What to do: Write the data out again exactly, dropping any images it holds.

[Begin Material provided]

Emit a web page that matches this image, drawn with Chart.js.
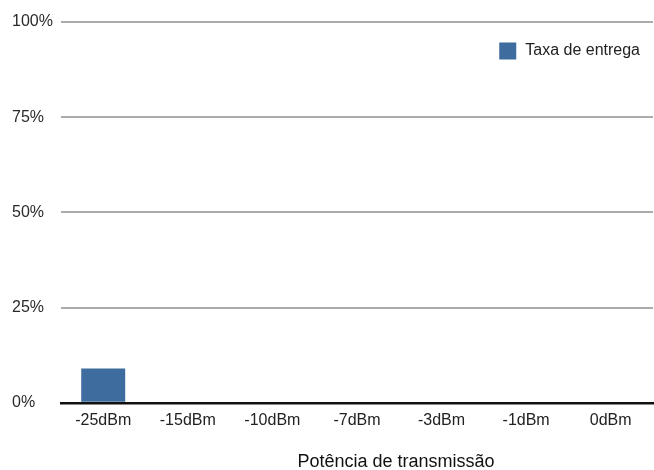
<!DOCTYPE html>
<html lang="pt">

<head>
    <meta charset="UTF-8">
    <title>Taxa de entrega</title>
    <script src="https://cdn.jsdelivr.net/npm/chart.js@4.4.1/dist/chart.umd.min.js"></script>
    <style>
        html, body { margin: 0; padding: 0; background: #fff; }
        .grafico { width: 654px; height: 470px; }
    </style>
</head>

<body>
    <div class="grafico">
        <canvas id="graficoEntrega" width="654" height="470"></canvas>
    </div>

<script>

// dados do gráfico
const potencias = ['-25dBm', '-15dBm', '-10dBm', '-7dBm', '-3dBm', '-1dBm', '0dBm'];
const taxaEntrega = [9, 0, 0, 0, 0, 0, 0];
const ticksY = [0, 25, 50, 75, 100];
const tituloX = 'Potência de transmissão';
const nomeSerie = 'Taxa de entrega';

const fonte = '"Liberation Sans", Arial, Helvetica, sans-serif';

// legenda dentro da área do gráfico, no canto superior direito
const legendaInterna = {
    id: 'legendaInterna',
    afterDraw(chart) {
        const ctx = chart.ctx;
        const area = chart.chartArea;
        const ds = chart.data.datasets[0];
        ctx.save();
        ctx.font = '16px ' + fonte;
        const largura = ctx.measureText(ds.label).width;
        const xTexto = area.right - 13 - largura;
        const yMeio = area.top + 29;
        ctx.fillStyle = ds.backgroundColor;
        ctx.fillRect(xTexto - 26, yMeio - 8.5, 17, 17);
        ctx.fillStyle = '#222';
        ctx.textBaseline = 'middle';
        ctx.fillText(ds.label, xTexto, yMeio);
        ctx.restore();
    }
};

// título do eixo x, um pouco deslocado para a direita
const tituloEixoX = {
    id: 'tituloEixoX',
    afterDraw(chart) {
        const ctx = chart.ctx;
        const area = chart.chartArea;
        ctx.save();
        ctx.font = '18px ' + fonte;
        ctx.fillStyle = '#111';
        ctx.textAlign = 'center';
        ctx.textBaseline = 'alphabetic';
        ctx.fillText(tituloX, (area.left + area.right) / 2 + 39, chart.height - 3);
        ctx.restore();
    }
};

const dados = {
    labels: potencias,
    datasets: [{
        label: nomeSerie,
        data: taxaEntrega,
        backgroundColor: '#3e6c9e',
        borderWidth: 0,
        categoryPercentage: 1,
        barPercentage: 0.52
    }]
};

const config = {
    type: 'bar',
    data: dados,
    options: {
        responsive: false,
        animation: false,
        layout: {
            padding: { top: 22, right: 1, bottom: 32, left: 12 }
        },
        plugins: {
            legend: { display: false },
            tooltip: { enabled: false }
        },
        scales: {
            x: {
                grid: { display: false, drawTicks: false },
                border: { display: true, color: '#111', width: 2.5 },
                ticks: {
                    color: '#222',
                    padding: 8,
                    maxRotation: 0,
                    font: { family: fonte, size: 16 }
                }
            },
            y: {
                min: 0,
                max: 100,
                afterBuildTicks(escala) {
                    escala.ticks = ticksY.map(v => ({ value: v }));
                },
                grid: {
                    drawTicks: false,
                    color: (c) => c.tick && c.tick.value === 0 ? 'rgba(0,0,0,0)' : '#ababab',
                    lineWidth: 2
                },
                border: { display: false },
                ticks: {
                    color: '#2a2a2a',
                    padding: 4,
                    crossAlign: 'far',
                    font: { family: fonte, size: 16 },
                    callback: (v) => v + '%'
                }
            }
        }
    },
    plugins: [legendaInterna, tituloEixoX]
};

let meuGrafico = new Chart(document.getElementById('graficoEntrega'), config);

</script>
</body>

</html>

[End Material provided]

Expected answer:
Emit a web page that matches this image, drawn with Chart.js.
<!DOCTYPE html>
<html lang="pt">

<head>
    <meta charset="UTF-8">
    <title>Taxa de entrega</title>
    <script src="https://cdn.jsdelivr.net/npm/chart.js@4.4.1/dist/chart.umd.min.js"></script>
    <style>
        html, body { margin: 0; padding: 0; background: #fff; }
        .grafico { width: 654px; height: 470px; }
    </style>
</head>

<body>
    <div class="grafico">
        <canvas id="graficoEntrega" width="654" height="470"></canvas>
    </div>

<script>

// dados do gráfico
const potencias = ['-25dBm', '-15dBm', '-10dBm', '-7dBm', '-3dBm', '-1dBm', '0dBm'];
const taxaEntrega = [9, 0, 0, 0, 0, 0, 0];
const ticksY = [0, 25, 50, 75, 100];
const tituloX = 'Potência de transmissão';
const nomeSerie = 'Taxa de entrega';

const fonte = '"Liberation Sans", Arial, Helvetica, sans-serif';

// legenda dentro da área do gráfico, no canto superior direito
const legendaInterna = {
    id: 'legendaInterna',
    afterDraw(chart) {
        const ctx = chart.ctx;
        const area = chart.chartArea;
        const ds = chart.data.datasets[0];
        ctx.save();
        ctx.font = '16px ' + fonte;
        const largura = ctx.measureText(ds.label).width;
        const xTexto = area.right - 13 - largura;
        const yMeio = area.top + 29;
        ctx.fillStyle = ds.backgroundColor;
        ctx.fillRect(xTexto - 26, yMeio - 8.5, 17, 17);
        ctx.fillStyle = '#222';
        ctx.textBaseline = 'middle';
        ctx.fillText(ds.label, xTexto, yMeio);
        ctx.restore();
    }
};

// título do eixo x, um pouco deslocado para a direita
const tituloEixoX = {
    id: 'tituloEixoX',
    afterDraw(chart) {
        const ctx = chart.ctx;
        const area = chart.chartArea;
        ctx.save();
        ctx.font = '18px ' + fonte;
        ctx.fillStyle = '#111';
        ctx.textAlign = 'center';
        ctx.textBaseline = 'alphabetic';
        ctx.fillText(tituloX, (area.left + area.right) / 2 + 39, chart.height - 3);
        ctx.restore();
    }
};

const dados = {
    labels: potencias,
    datasets: [{
        label: nomeSerie,
        data: taxaEntrega,
        backgroundColor: '#3e6c9e',
        borderWidth: 0,
        categoryPercentage: 1,
        barPercentage: 0.52
    }]
};

const config = {
    type: 'bar',
    data: dados,
    options: {
        responsive: false,
        animation: false,
        layout: {
            padding: { top: 22, right: 1, bottom: 32, left: 12 }
        },
        plugins: {
            legend: { display: false },
            tooltip: { enabled: false }
        },
        scales: {
            x: {
                grid: { display: false, drawTicks: false },
                border: { display: true, color: '#111', width: 2.5 },
                ticks: {
                    color: '#222',
                    padding: 8,
                    maxRotation: 0,
                    font: { family: fonte, size: 16 }
                }
            },
            y: {
                min: 0,
                max: 100,
                afterBuildTicks(escala) {
                    escala.ticks = ticksY.map(v => ({ value: v }));
                },
                grid: {
                    drawTicks: false,
                    color: (c) => c.tick && c.tick.value === 0 ? 'rgba(0,0,0,0)' : '#ababab',
                    lineWidth: 2
                },
                border: { display: false },
                ticks: {
                    color: '#2a2a2a',
                    padding: 4,
                    crossAlign: 'far',
                    font: { family: fonte, size: 16 },
                    callback: (v) => v + '%'
                }
            }
        }
    },
    plugins: [legendaInterna, tituloEixoX]
};

let meuGrafico = new Chart(document.getElementById('graficoEntrega'), config);

</script>
</body>

</html>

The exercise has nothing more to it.